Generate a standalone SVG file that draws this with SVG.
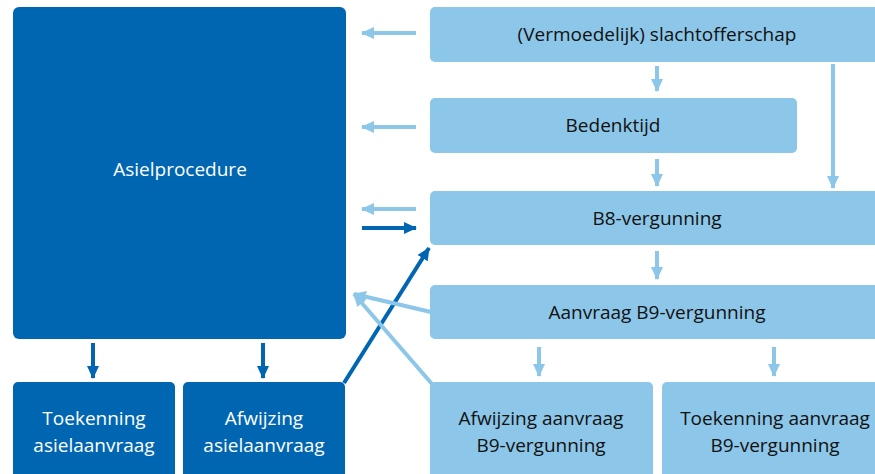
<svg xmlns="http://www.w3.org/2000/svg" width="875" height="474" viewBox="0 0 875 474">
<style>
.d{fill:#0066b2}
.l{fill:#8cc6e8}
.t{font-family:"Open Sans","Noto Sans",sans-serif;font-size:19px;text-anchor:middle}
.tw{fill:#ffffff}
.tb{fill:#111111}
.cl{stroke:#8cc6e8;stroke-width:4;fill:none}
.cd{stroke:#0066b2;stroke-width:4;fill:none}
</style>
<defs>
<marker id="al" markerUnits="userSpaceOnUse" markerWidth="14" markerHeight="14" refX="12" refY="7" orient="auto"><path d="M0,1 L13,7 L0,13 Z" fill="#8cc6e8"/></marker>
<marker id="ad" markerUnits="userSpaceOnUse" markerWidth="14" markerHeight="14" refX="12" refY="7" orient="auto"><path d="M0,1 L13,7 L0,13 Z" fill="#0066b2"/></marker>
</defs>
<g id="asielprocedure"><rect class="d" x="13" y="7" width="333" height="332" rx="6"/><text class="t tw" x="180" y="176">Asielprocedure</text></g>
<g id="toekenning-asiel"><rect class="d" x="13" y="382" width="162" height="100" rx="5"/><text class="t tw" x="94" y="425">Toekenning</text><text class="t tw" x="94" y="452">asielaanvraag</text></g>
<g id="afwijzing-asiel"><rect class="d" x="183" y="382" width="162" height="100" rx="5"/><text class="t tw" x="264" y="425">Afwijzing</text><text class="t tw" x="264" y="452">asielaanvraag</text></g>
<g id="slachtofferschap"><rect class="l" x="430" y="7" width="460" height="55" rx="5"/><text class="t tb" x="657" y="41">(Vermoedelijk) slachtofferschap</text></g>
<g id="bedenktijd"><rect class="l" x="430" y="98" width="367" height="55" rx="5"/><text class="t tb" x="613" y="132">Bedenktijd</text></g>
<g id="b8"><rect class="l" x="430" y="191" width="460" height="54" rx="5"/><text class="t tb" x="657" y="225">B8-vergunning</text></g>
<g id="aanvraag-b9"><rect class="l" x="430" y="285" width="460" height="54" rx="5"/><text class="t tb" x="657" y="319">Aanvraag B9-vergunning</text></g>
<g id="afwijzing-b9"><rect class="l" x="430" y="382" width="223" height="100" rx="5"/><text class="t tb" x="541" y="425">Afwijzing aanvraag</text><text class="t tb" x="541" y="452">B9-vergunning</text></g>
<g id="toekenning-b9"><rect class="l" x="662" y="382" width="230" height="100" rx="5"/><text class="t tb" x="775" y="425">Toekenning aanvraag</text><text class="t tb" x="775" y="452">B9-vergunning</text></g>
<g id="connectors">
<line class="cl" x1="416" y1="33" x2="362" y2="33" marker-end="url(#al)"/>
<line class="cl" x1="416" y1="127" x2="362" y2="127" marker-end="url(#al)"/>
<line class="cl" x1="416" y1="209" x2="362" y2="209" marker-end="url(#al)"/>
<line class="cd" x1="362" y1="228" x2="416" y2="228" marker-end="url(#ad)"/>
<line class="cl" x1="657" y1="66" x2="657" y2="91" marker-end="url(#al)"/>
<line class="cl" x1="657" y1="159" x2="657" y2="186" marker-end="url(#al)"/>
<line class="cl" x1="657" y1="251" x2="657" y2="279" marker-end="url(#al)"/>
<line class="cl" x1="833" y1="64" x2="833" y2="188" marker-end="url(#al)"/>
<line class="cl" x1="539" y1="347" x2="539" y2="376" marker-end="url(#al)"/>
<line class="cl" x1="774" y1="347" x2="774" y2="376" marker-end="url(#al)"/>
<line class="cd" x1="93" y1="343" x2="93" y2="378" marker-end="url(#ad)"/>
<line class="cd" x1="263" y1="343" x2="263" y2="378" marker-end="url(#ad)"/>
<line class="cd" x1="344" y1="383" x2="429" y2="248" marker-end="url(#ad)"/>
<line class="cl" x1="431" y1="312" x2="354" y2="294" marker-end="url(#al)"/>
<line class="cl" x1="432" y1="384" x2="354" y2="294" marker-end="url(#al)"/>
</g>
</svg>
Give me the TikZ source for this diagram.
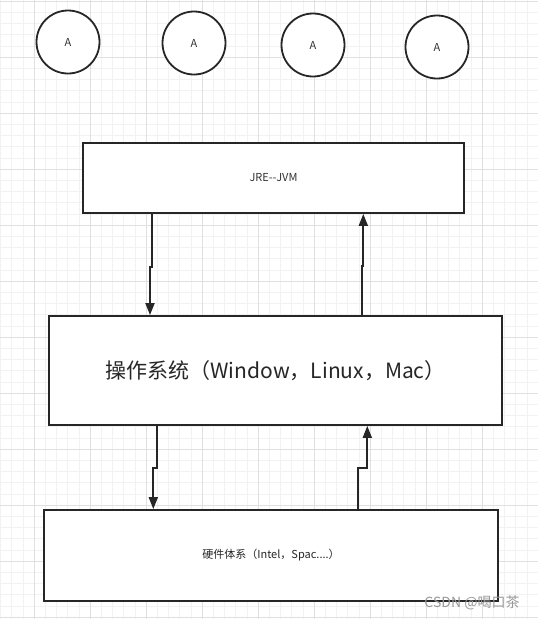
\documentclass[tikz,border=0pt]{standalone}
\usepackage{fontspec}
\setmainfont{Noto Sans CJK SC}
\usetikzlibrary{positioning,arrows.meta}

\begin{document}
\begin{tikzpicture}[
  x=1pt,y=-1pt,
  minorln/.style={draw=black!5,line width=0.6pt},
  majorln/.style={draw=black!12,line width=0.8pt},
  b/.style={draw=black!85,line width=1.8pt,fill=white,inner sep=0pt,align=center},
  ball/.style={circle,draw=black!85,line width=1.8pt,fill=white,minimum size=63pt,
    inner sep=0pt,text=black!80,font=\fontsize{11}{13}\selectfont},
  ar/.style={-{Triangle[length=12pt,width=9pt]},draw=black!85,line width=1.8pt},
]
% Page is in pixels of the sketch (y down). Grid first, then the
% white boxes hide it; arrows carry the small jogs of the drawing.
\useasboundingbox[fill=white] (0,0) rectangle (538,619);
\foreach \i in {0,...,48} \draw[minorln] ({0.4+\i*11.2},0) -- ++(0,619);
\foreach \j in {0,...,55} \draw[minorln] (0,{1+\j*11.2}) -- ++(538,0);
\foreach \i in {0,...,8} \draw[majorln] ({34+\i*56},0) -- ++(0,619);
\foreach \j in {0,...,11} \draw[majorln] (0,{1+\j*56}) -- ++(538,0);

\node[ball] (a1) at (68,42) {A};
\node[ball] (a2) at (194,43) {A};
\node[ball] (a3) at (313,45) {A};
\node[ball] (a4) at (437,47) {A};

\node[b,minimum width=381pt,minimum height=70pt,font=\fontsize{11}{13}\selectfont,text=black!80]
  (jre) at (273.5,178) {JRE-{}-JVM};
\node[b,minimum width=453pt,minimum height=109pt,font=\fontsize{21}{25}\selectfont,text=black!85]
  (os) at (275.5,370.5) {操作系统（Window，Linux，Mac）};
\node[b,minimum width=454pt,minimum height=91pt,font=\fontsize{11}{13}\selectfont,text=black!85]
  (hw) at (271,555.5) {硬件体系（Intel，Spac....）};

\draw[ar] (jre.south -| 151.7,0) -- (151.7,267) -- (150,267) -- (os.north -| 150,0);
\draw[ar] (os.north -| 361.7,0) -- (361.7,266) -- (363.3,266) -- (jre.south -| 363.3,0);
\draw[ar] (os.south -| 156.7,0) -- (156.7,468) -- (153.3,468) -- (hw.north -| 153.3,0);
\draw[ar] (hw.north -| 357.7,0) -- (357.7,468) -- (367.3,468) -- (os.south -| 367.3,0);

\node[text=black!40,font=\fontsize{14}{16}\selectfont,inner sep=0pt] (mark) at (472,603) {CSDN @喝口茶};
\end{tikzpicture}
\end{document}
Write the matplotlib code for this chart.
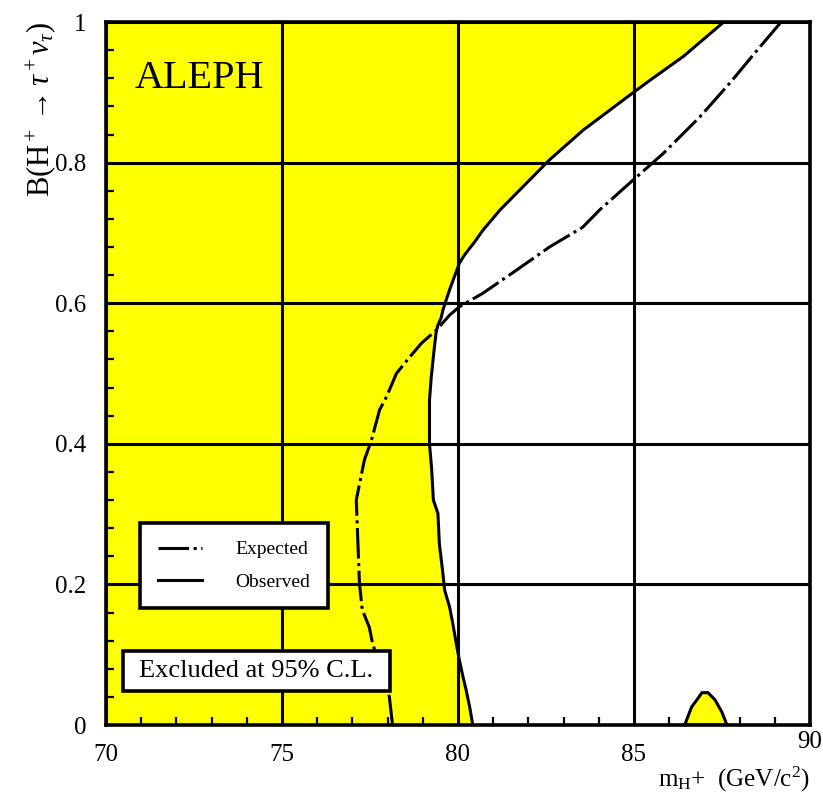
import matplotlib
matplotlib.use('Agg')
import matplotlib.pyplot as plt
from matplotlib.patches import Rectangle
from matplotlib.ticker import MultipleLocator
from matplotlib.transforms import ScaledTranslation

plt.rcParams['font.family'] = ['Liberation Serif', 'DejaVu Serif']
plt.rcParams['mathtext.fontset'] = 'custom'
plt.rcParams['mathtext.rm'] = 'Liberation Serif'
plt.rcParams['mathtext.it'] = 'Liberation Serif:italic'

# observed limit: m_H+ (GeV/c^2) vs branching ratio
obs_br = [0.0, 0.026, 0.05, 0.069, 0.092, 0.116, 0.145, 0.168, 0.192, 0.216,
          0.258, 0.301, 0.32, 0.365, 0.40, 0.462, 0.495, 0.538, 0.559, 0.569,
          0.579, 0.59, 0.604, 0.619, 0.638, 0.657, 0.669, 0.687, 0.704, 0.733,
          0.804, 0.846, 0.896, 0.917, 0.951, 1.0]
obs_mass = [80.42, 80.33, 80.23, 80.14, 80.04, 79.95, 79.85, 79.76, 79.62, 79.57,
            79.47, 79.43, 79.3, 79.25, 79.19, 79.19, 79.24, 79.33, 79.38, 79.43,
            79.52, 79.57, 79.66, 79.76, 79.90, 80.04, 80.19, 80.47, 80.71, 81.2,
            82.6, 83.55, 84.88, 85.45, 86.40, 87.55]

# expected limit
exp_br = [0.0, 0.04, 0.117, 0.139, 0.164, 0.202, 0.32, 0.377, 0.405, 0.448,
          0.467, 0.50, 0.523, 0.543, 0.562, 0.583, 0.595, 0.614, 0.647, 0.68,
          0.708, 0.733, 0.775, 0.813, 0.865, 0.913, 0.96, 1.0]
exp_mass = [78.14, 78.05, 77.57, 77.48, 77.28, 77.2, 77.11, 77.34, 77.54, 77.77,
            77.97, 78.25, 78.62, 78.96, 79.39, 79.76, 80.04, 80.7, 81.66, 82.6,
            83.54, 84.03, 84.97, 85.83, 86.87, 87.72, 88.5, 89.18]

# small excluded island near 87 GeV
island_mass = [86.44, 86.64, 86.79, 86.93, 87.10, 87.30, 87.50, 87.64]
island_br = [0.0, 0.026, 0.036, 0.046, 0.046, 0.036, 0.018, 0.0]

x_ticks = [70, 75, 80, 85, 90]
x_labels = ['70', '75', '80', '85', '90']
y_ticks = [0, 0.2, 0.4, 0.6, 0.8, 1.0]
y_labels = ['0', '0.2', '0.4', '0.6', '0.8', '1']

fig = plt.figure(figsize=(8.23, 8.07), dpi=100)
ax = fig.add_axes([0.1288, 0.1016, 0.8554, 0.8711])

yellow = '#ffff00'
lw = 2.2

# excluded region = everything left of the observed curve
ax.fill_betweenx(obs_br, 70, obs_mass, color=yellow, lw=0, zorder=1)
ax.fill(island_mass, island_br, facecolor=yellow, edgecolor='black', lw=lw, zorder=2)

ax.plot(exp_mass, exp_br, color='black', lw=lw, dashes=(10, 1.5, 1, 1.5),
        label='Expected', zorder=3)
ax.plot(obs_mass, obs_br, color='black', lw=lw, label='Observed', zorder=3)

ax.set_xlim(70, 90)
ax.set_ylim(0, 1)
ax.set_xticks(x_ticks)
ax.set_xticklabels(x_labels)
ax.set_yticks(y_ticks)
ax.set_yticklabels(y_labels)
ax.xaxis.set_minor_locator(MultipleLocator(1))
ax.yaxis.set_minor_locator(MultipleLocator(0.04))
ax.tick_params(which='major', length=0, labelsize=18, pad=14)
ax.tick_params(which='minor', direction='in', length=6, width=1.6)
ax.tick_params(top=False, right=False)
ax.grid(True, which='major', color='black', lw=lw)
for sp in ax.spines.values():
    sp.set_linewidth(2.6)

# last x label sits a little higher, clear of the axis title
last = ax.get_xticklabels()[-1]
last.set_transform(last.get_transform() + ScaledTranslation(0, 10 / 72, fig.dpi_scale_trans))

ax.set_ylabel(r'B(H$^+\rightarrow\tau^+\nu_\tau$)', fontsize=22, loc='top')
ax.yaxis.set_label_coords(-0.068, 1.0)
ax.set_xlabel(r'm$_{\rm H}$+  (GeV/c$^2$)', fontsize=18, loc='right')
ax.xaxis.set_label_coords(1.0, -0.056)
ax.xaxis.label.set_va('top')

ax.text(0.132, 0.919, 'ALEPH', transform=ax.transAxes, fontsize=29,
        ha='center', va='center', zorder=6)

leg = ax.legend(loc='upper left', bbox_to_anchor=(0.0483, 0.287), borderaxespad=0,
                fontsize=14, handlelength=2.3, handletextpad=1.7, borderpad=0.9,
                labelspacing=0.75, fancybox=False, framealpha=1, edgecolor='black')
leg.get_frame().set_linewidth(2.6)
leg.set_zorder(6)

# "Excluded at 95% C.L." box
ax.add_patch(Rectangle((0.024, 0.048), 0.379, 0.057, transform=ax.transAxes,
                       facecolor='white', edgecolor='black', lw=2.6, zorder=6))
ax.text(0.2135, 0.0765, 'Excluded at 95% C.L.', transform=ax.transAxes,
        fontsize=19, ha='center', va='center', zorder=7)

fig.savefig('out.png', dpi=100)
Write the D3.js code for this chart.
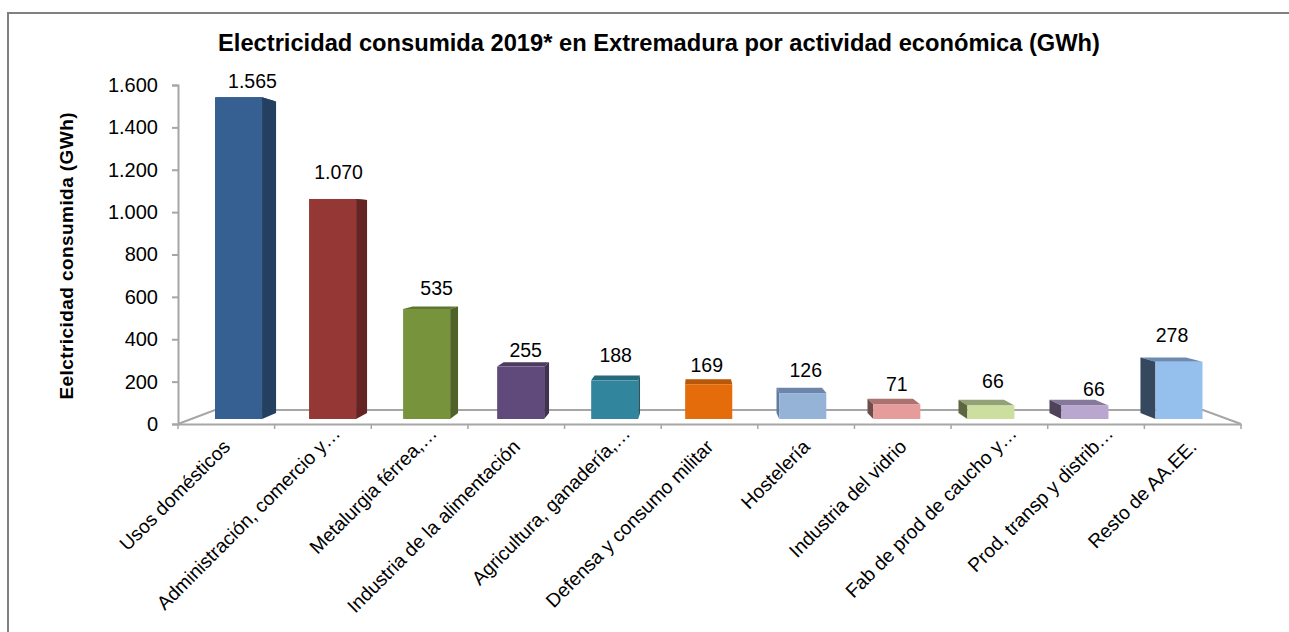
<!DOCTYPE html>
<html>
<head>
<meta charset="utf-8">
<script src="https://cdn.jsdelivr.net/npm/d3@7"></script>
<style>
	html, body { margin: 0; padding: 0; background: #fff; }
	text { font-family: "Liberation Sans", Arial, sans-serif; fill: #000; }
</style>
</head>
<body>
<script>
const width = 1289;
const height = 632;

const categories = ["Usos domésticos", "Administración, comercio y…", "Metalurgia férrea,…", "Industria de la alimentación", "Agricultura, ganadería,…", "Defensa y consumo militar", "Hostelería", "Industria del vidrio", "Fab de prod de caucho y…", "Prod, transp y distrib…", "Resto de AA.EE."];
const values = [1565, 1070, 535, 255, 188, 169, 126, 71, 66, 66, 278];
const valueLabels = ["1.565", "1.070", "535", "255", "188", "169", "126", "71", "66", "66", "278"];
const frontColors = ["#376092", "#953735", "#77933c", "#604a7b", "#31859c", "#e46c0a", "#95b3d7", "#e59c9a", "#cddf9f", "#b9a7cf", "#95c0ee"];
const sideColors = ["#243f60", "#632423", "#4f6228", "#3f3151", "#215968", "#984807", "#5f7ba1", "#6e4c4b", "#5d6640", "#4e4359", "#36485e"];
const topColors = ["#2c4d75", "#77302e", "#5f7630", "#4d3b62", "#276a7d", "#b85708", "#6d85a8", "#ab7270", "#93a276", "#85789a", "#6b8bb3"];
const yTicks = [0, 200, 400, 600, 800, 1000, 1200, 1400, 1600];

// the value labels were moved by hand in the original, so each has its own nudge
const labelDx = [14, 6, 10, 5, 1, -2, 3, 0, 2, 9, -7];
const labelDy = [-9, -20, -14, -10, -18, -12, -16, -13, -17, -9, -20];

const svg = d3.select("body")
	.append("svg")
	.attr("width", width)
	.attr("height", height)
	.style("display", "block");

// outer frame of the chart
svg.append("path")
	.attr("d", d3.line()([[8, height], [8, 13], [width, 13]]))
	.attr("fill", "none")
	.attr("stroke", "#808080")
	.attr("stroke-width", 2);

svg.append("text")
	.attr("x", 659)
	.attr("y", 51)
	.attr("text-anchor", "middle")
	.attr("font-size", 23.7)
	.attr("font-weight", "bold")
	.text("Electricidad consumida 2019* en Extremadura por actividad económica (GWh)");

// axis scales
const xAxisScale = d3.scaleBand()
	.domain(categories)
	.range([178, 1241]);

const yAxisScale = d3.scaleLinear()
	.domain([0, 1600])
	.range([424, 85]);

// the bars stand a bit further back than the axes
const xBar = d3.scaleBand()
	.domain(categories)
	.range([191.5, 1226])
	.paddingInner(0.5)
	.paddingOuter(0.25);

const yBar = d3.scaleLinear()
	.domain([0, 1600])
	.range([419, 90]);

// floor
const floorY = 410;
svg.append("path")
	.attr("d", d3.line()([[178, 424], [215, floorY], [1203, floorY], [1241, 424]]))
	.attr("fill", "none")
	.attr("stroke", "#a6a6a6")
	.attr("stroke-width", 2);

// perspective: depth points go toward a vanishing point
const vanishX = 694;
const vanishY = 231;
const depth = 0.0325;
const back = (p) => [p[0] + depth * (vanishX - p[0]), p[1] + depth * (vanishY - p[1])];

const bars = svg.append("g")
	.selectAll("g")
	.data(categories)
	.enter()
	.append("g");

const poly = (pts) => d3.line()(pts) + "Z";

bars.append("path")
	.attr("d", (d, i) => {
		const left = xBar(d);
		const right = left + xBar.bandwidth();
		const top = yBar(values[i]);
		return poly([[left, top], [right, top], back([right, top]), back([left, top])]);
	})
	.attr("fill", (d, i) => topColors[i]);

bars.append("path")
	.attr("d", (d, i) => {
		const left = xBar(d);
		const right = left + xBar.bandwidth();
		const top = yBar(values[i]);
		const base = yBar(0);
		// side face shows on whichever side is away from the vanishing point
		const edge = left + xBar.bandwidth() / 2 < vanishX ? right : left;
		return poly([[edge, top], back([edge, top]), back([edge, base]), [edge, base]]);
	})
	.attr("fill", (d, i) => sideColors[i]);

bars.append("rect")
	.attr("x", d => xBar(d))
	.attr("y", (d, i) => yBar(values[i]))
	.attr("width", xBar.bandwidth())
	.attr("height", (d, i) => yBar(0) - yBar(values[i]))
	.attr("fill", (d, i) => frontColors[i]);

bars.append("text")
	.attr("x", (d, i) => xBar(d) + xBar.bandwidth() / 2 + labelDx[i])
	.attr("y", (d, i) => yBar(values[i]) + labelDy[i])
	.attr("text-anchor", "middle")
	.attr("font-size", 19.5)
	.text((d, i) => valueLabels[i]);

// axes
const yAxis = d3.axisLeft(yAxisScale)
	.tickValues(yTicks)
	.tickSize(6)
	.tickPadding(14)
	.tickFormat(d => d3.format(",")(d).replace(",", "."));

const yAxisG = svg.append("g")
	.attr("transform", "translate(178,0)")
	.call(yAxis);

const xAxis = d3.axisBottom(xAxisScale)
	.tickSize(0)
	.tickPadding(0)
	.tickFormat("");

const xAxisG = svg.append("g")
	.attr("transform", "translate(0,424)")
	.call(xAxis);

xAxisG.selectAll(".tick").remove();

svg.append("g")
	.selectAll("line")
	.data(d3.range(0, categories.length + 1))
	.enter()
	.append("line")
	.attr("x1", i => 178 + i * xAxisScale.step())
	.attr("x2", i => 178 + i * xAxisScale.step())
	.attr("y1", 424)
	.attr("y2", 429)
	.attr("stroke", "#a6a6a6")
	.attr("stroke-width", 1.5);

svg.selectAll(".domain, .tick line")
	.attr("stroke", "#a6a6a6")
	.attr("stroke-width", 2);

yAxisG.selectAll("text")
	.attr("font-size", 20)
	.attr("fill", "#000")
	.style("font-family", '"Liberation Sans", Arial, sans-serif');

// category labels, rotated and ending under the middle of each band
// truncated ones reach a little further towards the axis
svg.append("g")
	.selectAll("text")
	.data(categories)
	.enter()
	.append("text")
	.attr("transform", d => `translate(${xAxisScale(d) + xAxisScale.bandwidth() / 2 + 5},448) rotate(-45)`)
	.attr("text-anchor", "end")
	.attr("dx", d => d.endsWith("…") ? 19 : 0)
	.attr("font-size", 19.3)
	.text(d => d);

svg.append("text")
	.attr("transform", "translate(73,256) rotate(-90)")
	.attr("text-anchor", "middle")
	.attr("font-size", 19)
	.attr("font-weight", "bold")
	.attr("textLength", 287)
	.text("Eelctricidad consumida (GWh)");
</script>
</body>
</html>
━━━━━━
▸ Aim: Write out the lines running from the one that contains "Write the D3.js code for this chart." through the one that contains "const height = 632;", ends included, and nothing else. Pictures stay out of the copy.

▸ Solution to this problem:
Write the D3.js code for this chart.
<!DOCTYPE html>
<html>
<head>
<meta charset="utf-8">
<script src="https://cdn.jsdelivr.net/npm/d3@7"></script>
<style>
	html, body { margin: 0; padding: 0; background: #fff; }
	text { font-family: "Liberation Sans", Arial, sans-serif; fill: #000; }
</style>
</head>
<body>
<script>
const width = 1289;
const height = 632;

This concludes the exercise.